═══ Data
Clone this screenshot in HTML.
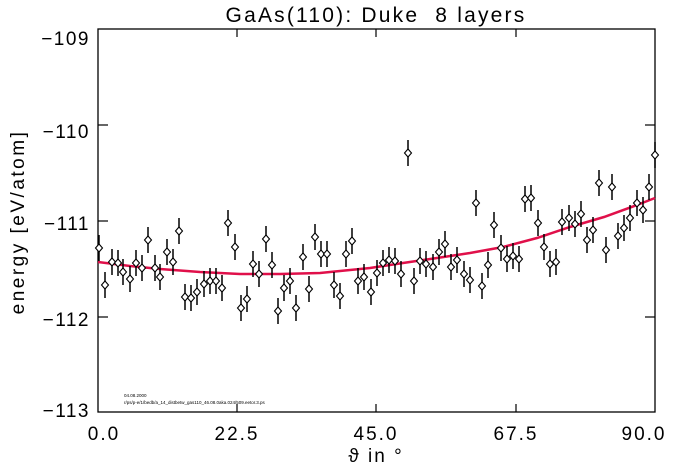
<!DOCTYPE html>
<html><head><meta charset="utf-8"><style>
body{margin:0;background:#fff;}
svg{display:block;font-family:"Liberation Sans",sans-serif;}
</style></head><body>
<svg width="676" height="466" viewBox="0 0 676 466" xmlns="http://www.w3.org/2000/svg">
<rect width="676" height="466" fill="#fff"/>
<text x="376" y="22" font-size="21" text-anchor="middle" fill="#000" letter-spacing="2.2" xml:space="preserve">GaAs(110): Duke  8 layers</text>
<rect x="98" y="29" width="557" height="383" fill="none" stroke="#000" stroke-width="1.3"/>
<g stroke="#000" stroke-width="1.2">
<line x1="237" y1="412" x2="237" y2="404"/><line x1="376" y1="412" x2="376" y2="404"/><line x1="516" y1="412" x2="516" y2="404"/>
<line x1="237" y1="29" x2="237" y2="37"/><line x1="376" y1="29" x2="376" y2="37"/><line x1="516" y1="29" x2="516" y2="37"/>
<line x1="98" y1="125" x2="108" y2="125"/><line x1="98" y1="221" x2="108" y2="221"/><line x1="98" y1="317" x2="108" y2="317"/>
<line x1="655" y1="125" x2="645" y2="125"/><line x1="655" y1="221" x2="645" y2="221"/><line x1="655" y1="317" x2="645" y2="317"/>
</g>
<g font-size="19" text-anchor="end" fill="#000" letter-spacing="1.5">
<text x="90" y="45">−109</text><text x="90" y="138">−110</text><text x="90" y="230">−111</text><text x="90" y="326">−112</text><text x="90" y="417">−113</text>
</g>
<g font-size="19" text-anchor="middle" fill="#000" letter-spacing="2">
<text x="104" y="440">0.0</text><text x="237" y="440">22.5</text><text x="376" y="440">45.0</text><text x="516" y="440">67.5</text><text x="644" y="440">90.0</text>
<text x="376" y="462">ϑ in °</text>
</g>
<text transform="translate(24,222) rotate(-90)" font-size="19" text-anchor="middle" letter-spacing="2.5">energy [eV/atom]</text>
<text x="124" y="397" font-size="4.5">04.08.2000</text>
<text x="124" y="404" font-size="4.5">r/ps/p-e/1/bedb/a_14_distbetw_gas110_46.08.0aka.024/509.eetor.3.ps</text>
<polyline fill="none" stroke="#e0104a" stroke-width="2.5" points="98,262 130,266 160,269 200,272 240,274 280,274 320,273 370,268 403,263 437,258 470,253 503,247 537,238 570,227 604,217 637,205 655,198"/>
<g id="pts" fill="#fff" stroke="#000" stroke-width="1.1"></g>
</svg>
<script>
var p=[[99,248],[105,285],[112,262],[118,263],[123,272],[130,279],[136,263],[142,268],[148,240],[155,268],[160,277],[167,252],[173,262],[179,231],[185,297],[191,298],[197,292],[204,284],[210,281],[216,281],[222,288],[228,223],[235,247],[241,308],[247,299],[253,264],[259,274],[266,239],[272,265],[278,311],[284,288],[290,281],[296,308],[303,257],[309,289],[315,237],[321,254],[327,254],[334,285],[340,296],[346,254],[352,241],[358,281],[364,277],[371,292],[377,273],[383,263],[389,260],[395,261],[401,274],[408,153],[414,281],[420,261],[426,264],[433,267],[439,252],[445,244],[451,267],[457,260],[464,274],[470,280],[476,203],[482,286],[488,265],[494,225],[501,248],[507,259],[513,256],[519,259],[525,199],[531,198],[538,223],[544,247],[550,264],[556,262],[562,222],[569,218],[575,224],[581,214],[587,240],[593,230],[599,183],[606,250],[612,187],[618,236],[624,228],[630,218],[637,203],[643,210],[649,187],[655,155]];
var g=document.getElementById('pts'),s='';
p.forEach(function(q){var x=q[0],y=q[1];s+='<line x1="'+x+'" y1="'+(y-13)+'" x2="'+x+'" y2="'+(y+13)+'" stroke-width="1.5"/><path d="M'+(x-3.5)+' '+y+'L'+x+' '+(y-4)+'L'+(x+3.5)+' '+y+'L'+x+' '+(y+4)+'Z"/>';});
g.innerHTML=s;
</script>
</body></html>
══════
_What is needed_:
Your task is to repeat the data above exactly while excluding the pictures.

_Answer to the problem_:
Clone this screenshot in HTML.
<!DOCTYPE html>
<html><head><meta charset="utf-8"><style>
body{margin:0;background:#fff;}
svg{display:block;font-family:"Liberation Sans",sans-serif;}
</style></head><body>
<svg width="676" height="466" viewBox="0 0 676 466" xmlns="http://www.w3.org/2000/svg">
<rect width="676" height="466" fill="#fff"/>
<text x="376" y="22" font-size="21" text-anchor="middle" fill="#000" letter-spacing="2.2" xml:space="preserve">GaAs(110): Duke  8 layers</text>
<rect x="98" y="29" width="557" height="383" fill="none" stroke="#000" stroke-width="1.3"/>
<g stroke="#000" stroke-width="1.2">
<line x1="237" y1="412" x2="237" y2="404"/><line x1="376" y1="412" x2="376" y2="404"/><line x1="516" y1="412" x2="516" y2="404"/>
<line x1="237" y1="29" x2="237" y2="37"/><line x1="376" y1="29" x2="376" y2="37"/><line x1="516" y1="29" x2="516" y2="37"/>
<line x1="98" y1="125" x2="108" y2="125"/><line x1="98" y1="221" x2="108" y2="221"/><line x1="98" y1="317" x2="108" y2="317"/>
<line x1="655" y1="125" x2="645" y2="125"/><line x1="655" y1="221" x2="645" y2="221"/><line x1="655" y1="317" x2="645" y2="317"/>
</g>
<g font-size="19" text-anchor="end" fill="#000" letter-spacing="1.5">
<text x="90" y="45">−109</text><text x="90" y="138">−110</text><text x="90" y="230">−111</text><text x="90" y="326">−112</text><text x="90" y="417">−113</text>
</g>
<g font-size="19" text-anchor="middle" fill="#000" letter-spacing="2">
<text x="104" y="440">0.0</text><text x="237" y="440">22.5</text><text x="376" y="440">45.0</text><text x="516" y="440">67.5</text><text x="644" y="440">90.0</text>
<text x="376" y="462">ϑ in °</text>
</g>
<text transform="translate(24,222) rotate(-90)" font-size="19" text-anchor="middle" letter-spacing="2.5">energy [eV/atom]</text>
<text x="124" y="397" font-size="4.5">04.08.2000</text>
<text x="124" y="404" font-size="4.5">r/ps/p-e/1/bedb/a_14_distbetw_gas110_46.08.0aka.024/509.eetor.3.ps</text>
<polyline fill="none" stroke="#e0104a" stroke-width="2.5" points="98,262 130,266 160,269 200,272 240,274 280,274 320,273 370,268 403,263 437,258 470,253 503,247 537,238 570,227 604,217 637,205 655,198"/>
<g id="pts" fill="#fff" stroke="#000" stroke-width="1.1"></g>
</svg>
<script>
var p=[[99,248],[105,285],[112,262],[118,263],[123,272],[130,279],[136,263],[142,268],[148,240],[155,268],[160,277],[167,252],[173,262],[179,231],[185,297],[191,298],[197,292],[204,284],[210,281],[216,281],[222,288],[228,223],[235,247],[241,308],[247,299],[253,264],[259,274],[266,239],[272,265],[278,311],[284,288],[290,281],[296,308],[303,257],[309,289],[315,237],[321,254],[327,254],[334,285],[340,296],[346,254],[352,241],[358,281],[364,277],[371,292],[377,273],[383,263],[389,260],[395,261],[401,274],[408,153],[414,281],[420,261],[426,264],[433,267],[439,252],[445,244],[451,267],[457,260],[464,274],[470,280],[476,203],[482,286],[488,265],[494,225],[501,248],[507,259],[513,256],[519,259],[525,199],[531,198],[538,223],[544,247],[550,264],[556,262],[562,222],[569,218],[575,224],[581,214],[587,240],[593,230],[599,183],[606,250],[612,187],[618,236],[624,228],[630,218],[637,203],[643,210],[649,187],[655,155]];
var g=document.getElementById('pts'),s='';
p.forEach(function(q){var x=q[0],y=q[1];s+='<line x1="'+x+'" y1="'+(y-13)+'" x2="'+x+'" y2="'+(y+13)+'" stroke-width="1.5"/><path d="M'+(x-3.5)+' '+y+'L'+x+' '+(y-4)+'L'+(x+3.5)+' '+y+'L'+x+' '+(y+4)+'Z"/>';});
g.innerHTML=s;
</script>
</body></html>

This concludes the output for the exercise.